§ **GIVEN INSTRUCTION**
Reproduce nothing except the lines between the line with "Clone this chart in Plotly." and the line with "import plotly.graph_objects as go", both ends included, and please leave out pictures.

§ **DATASET EXCERPTS**
* start *
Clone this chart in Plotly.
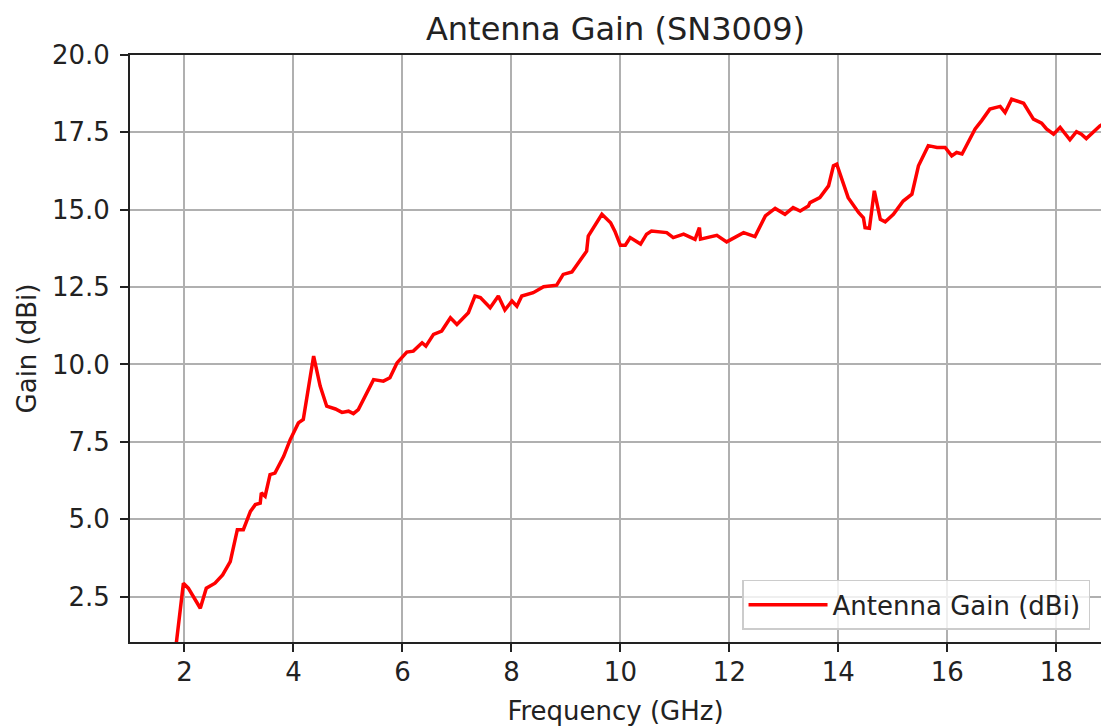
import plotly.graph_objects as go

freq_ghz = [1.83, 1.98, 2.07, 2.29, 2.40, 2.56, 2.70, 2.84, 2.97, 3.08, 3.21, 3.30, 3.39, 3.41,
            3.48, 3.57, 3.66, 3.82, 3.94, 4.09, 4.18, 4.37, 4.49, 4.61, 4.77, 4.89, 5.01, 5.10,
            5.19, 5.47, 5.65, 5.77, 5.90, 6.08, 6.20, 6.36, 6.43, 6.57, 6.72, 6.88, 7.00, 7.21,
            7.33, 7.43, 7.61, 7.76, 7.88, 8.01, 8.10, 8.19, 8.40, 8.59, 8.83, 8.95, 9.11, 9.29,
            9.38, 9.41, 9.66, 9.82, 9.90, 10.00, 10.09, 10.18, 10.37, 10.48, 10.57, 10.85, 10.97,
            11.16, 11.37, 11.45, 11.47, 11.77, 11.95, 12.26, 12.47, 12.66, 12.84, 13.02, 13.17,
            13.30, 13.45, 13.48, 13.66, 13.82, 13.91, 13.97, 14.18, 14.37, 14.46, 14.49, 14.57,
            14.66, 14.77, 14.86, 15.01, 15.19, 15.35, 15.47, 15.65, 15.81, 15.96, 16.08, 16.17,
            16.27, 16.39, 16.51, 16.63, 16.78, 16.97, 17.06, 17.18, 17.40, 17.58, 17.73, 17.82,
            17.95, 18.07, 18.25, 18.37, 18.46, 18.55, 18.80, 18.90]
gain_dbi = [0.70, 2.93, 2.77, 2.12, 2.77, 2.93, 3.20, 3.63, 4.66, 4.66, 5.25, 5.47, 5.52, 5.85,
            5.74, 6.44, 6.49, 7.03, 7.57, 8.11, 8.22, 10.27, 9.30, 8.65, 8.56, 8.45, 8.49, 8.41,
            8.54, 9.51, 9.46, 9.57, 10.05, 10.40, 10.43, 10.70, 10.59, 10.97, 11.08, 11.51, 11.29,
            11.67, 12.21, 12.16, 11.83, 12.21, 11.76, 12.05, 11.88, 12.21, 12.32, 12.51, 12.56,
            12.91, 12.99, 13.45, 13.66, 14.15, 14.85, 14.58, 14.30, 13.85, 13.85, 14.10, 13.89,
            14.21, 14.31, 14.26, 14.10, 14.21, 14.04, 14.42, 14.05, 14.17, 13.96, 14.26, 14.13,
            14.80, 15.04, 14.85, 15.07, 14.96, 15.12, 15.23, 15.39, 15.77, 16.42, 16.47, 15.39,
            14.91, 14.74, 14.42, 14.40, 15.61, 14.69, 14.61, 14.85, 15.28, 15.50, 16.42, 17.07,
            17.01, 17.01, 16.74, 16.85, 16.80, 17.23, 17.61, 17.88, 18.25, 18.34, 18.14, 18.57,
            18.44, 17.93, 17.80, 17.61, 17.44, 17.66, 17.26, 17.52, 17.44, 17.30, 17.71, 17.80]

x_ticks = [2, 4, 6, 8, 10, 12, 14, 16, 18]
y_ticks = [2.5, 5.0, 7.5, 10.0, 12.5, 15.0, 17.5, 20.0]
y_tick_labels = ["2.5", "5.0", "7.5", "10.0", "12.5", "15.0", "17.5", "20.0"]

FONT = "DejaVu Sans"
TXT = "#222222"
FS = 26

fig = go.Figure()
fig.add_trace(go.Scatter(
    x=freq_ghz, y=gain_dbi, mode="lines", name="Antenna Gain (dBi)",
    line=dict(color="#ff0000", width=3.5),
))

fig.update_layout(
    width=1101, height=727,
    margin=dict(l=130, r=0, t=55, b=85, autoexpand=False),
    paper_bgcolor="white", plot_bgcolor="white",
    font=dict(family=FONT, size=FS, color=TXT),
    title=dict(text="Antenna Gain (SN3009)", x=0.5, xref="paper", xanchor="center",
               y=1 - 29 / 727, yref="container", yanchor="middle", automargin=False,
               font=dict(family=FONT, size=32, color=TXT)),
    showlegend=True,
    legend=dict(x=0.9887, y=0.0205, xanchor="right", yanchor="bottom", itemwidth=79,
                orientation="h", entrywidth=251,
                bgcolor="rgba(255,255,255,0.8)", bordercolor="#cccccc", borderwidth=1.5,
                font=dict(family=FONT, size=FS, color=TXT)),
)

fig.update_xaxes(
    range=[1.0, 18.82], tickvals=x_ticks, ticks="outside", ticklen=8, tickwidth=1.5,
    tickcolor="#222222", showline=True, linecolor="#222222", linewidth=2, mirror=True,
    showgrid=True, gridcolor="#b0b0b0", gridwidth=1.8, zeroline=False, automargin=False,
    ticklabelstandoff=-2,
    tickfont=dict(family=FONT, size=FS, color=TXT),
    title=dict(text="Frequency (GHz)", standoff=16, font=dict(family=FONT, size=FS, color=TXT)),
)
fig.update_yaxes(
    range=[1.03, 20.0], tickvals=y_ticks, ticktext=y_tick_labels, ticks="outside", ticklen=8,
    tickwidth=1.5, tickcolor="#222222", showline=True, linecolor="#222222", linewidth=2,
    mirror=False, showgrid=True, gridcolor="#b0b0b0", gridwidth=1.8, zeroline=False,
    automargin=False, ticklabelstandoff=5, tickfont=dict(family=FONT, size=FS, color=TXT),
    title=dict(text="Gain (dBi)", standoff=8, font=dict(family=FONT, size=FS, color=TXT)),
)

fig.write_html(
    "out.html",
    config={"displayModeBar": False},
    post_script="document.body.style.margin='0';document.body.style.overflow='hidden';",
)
* end *
* start *
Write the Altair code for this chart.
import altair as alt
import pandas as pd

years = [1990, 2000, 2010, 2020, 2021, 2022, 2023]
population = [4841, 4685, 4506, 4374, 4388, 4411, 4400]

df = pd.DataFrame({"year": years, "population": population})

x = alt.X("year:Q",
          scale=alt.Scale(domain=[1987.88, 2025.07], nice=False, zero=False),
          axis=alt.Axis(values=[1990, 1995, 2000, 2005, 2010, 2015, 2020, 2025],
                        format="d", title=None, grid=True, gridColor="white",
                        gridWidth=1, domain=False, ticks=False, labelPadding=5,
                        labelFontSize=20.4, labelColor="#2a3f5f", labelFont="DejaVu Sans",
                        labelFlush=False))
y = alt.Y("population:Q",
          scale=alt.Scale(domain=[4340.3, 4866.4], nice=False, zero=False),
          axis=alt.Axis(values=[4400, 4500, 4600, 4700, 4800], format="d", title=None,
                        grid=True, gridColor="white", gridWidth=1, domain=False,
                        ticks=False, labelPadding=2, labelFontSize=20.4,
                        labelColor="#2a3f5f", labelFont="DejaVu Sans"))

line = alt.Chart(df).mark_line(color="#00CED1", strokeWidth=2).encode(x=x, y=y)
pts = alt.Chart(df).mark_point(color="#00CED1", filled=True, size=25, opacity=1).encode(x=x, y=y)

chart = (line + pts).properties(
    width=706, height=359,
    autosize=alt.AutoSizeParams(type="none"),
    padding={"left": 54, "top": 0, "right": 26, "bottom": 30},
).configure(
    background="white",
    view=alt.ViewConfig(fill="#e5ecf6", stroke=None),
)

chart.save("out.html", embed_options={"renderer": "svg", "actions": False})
* end *
§ **FINISHED TASK**
Clone this chart in Plotly.
import plotly.graph_objects as go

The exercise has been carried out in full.